Among the economists' other consensus views:
- The Fed's low-rate policies have already inflated a bubble in at least one asset group. Most of the economists who see a bubble think one exists in high-yield corporate bonds, often called "junk" bonds, and in emerging-market debt. Others detect bubbles in small social-media or biotechnology companies or in the stock market as a whole. On Monday, the leading stock-market averages set record highs.
- Inflation will remain generally below the Fed's long-term target rate of 2 percent this year but will consistently exceed that rate next year. Only if inflation were to reach or top 3 percent do the economists think the Fed should immediately raise rates regardless of how the economy was faring.
- Sluggish wage growth is slowing the U.S. economy. The most commonly cited factor is that too many people still lack jobs, including many who aren't being counted as unemployed because they've stopped looking for work. And pay growth won't start to significantly exceed inflation until next year at the earliest. Flat wages are "a limiting factor for consumer spending growth and a major restraint for the housing recovery," said Scott Brown, chief economist at financial services firm Raymond James.
Zandi said his concerns about the Fed's interest-rate policy stem in part from the Fed's own outlook. The Fed forecasts that the unemployment rate will fall to between 5.1 percent and 5.5 percent by the end of 2016 from the current 6.2 percent. The Fed thinks unemployment at that level would likely enable workers to demand higher pay and therefore lift inflation above the Fed's long-range target. Yet Fed officials expect the interest rate it controls to remain below historical norms until a year later.
That suggests that Yellen is willing to risk letting inflation run above the Fed's 2 percent target to try to boost growth and hiring, Zandi said.

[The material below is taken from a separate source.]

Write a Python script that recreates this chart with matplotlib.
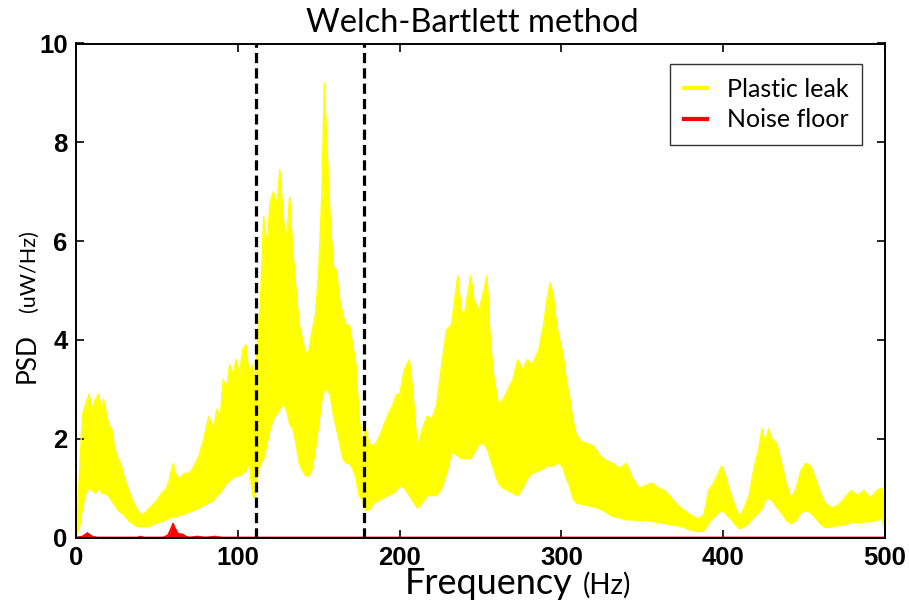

Though inflation won't likely get out of hand, Zandi said, the approach carries risks. If bond investors concluded that inflation would remain above the Fed's target for an extended period, they would likely demand higher interest rates. That would raise borrowing costs throughout the economy, including for mortgages and auto and business loans.
In a speech Friday at the Fed's annual conference in Jackson Hole, Wyoming, Yellen stressed that the Great Recession upended traditional measures of the job market, such as the unemployment rate and wage gains. Policymakers must now consider a wider variety of gauges to determine when to raise rates, she said.
That complexity also makes economists nervous. Many noted that the Fed has kept its short-term benchmark rate near zero for six years and has bought trillions in Treasurys to lower longer-term rates. Neither action had ever before been taken by the Fed. And it's not clear when the Fed will start to unwind all that stimulus.
"It was uncharted waters on the way in; it's going to be uncharted waters on the way out," said Richard Moody, chief economist at Regions Financial.